:: Exercise description ::
Copy out all of the material exactly.
:: Given information ::
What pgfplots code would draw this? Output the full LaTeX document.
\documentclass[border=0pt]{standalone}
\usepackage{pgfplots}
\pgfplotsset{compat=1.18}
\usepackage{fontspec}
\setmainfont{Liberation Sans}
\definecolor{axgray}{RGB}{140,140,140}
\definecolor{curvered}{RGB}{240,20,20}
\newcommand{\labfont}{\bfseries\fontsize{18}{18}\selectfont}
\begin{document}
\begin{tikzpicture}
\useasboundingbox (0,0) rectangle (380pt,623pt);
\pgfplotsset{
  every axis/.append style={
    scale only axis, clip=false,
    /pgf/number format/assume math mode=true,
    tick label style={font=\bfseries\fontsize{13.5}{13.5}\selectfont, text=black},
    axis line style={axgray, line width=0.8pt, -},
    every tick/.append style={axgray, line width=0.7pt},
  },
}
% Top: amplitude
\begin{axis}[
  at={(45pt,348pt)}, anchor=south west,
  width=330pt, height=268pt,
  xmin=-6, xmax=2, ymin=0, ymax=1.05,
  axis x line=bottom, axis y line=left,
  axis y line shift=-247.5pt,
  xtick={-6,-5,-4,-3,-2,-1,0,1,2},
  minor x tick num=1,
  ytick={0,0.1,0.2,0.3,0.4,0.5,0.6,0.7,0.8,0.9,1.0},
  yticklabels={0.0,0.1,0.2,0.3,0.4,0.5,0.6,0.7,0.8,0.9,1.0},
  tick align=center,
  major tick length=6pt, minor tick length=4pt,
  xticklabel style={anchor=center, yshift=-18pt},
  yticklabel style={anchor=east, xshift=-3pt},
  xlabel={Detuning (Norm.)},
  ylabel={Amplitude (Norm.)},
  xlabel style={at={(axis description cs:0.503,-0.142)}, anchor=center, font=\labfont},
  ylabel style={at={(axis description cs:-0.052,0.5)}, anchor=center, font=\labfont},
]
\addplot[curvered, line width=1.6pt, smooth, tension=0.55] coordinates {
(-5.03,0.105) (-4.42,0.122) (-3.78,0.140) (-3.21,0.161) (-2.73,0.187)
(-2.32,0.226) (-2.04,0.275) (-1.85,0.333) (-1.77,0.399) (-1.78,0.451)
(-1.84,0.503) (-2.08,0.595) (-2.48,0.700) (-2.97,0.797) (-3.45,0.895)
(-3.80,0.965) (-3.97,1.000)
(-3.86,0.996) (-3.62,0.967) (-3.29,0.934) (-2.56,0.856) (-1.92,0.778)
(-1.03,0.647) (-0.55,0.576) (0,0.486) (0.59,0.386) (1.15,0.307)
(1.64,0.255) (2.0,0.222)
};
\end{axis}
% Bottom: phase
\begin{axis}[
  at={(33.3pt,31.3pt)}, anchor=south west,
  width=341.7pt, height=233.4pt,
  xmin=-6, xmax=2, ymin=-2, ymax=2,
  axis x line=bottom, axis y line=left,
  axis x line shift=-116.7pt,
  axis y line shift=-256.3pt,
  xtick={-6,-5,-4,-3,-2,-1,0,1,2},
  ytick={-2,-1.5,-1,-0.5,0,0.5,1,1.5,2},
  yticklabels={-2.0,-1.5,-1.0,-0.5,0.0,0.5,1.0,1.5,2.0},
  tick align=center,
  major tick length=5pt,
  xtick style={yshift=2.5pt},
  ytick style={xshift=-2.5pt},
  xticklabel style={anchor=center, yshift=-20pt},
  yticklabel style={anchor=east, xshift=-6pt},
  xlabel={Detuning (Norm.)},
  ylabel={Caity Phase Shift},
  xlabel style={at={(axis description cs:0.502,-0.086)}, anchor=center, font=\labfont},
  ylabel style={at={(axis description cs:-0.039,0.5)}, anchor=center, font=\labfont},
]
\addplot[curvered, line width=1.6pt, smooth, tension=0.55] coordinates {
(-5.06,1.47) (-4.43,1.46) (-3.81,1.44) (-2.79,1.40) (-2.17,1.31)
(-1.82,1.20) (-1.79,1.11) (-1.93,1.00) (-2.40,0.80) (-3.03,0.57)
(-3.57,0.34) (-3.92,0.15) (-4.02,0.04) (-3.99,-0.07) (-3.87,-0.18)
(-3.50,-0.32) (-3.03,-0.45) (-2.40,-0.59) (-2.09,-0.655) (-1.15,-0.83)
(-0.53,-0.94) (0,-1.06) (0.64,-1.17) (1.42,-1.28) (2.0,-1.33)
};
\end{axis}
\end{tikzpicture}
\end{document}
:::
:: Exercise output ::
What pgfplots code would draw this? Output the full LaTeX document.
\documentclass[border=0pt]{standalone}
\usepackage{pgfplots}
\pgfplotsset{compat=1.18}
\usepackage{fontspec}
\setmainfont{Liberation Sans}
\definecolor{axgray}{RGB}{140,140,140}
\definecolor{curvered}{RGB}{240,20,20}
\newcommand{\labfont}{\bfseries\fontsize{18}{18}\selectfont}
\begin{document}
\begin{tikzpicture}
\useasboundingbox (0,0) rectangle (380pt,623pt);
\pgfplotsset{
  every axis/.append style={
    scale only axis, clip=false,
    /pgf/number format/assume math mode=true,
    tick label style={font=\bfseries\fontsize{13.5}{13.5}\selectfont, text=black},
    axis line style={axgray, line width=0.8pt, -},
    every tick/.append style={axgray, line width=0.7pt},
  },
}
% Top: amplitude
\begin{axis}[
  at={(45pt,348pt)}, anchor=south west,
  width=330pt, height=268pt,
  xmin=-6, xmax=2, ymin=0, ymax=1.05,
  axis x line=bottom, axis y line=left,
  axis y line shift=-247.5pt,
  xtick={-6,-5,-4,-3,-2,-1,0,1,2},
  minor x tick num=1,
  ytick={0,0.1,0.2,0.3,0.4,0.5,0.6,0.7,0.8,0.9,1.0},
  yticklabels={0.0,0.1,0.2,0.3,0.4,0.5,0.6,0.7,0.8,0.9,1.0},
  tick align=center,
  major tick length=6pt, minor tick length=4pt,
  xticklabel style={anchor=center, yshift=-18pt},
  yticklabel style={anchor=east, xshift=-3pt},
  xlabel={Detuning (Norm.)},
  ylabel={Amplitude (Norm.)},
  xlabel style={at={(axis description cs:0.503,-0.142)}, anchor=center, font=\labfont},
  ylabel style={at={(axis description cs:-0.052,0.5)}, anchor=center, font=\labfont},
]
\addplot[curvered, line width=1.6pt, smooth, tension=0.55] coordinates {
(-5.03,0.105) (-4.42,0.122) (-3.78,0.140) (-3.21,0.161) (-2.73,0.187)
(-2.32,0.226) (-2.04,0.275) (-1.85,0.333) (-1.77,0.399) (-1.78,0.451)
(-1.84,0.503) (-2.08,0.595) (-2.48,0.700) (-2.97,0.797) (-3.45,0.895)
(-3.80,0.965) (-3.97,1.000)
(-3.86,0.996) (-3.62,0.967) (-3.29,0.934) (-2.56,0.856) (-1.92,0.778)
(-1.03,0.647) (-0.55,0.576) (0,0.486) (0.59,0.386) (1.15,0.307)
(1.64,0.255) (2.0,0.222)
};
\end{axis}
% Bottom: phase
\begin{axis}[
  at={(33.3pt,31.3pt)}, anchor=south west,
  width=341.7pt, height=233.4pt,
  xmin=-6, xmax=2, ymin=-2, ymax=2,
  axis x line=bottom, axis y line=left,
  axis x line shift=-116.7pt,
  axis y line shift=-256.3pt,
  xtick={-6,-5,-4,-3,-2,-1,0,1,2},
  ytick={-2,-1.5,-1,-0.5,0,0.5,1,1.5,2},
  yticklabels={-2.0,-1.5,-1.0,-0.5,0.0,0.5,1.0,1.5,2.0},
  tick align=center,
  major tick length=5pt,
  xtick style={yshift=2.5pt},
  ytick style={xshift=-2.5pt},
  xticklabel style={anchor=center, yshift=-20pt},
  yticklabel style={anchor=east, xshift=-6pt},
  xlabel={Detuning (Norm.)},
  ylabel={Caity Phase Shift},
  xlabel style={at={(axis description cs:0.502,-0.086)}, anchor=center, font=\labfont},
  ylabel style={at={(axis description cs:-0.039,0.5)}, anchor=center, font=\labfont},
]
\addplot[curvered, line width=1.6pt, smooth, tension=0.55] coordinates {
(-5.06,1.47) (-4.43,1.46) (-3.81,1.44) (-2.79,1.40) (-2.17,1.31)
(-1.82,1.20) (-1.79,1.11) (-1.93,1.00) (-2.40,0.80) (-3.03,0.57)
(-3.57,0.34) (-3.92,0.15) (-4.02,0.04) (-3.99,-0.07) (-3.87,-0.18)
(-3.50,-0.32) (-3.03,-0.45) (-2.40,-0.59) (-2.09,-0.655) (-1.15,-0.83)
(-0.53,-0.94) (0,-1.06) (0.64,-1.17) (1.42,-1.28) (2.0,-1.33)
};
\end{axis}
\end{tikzpicture}
\end{document}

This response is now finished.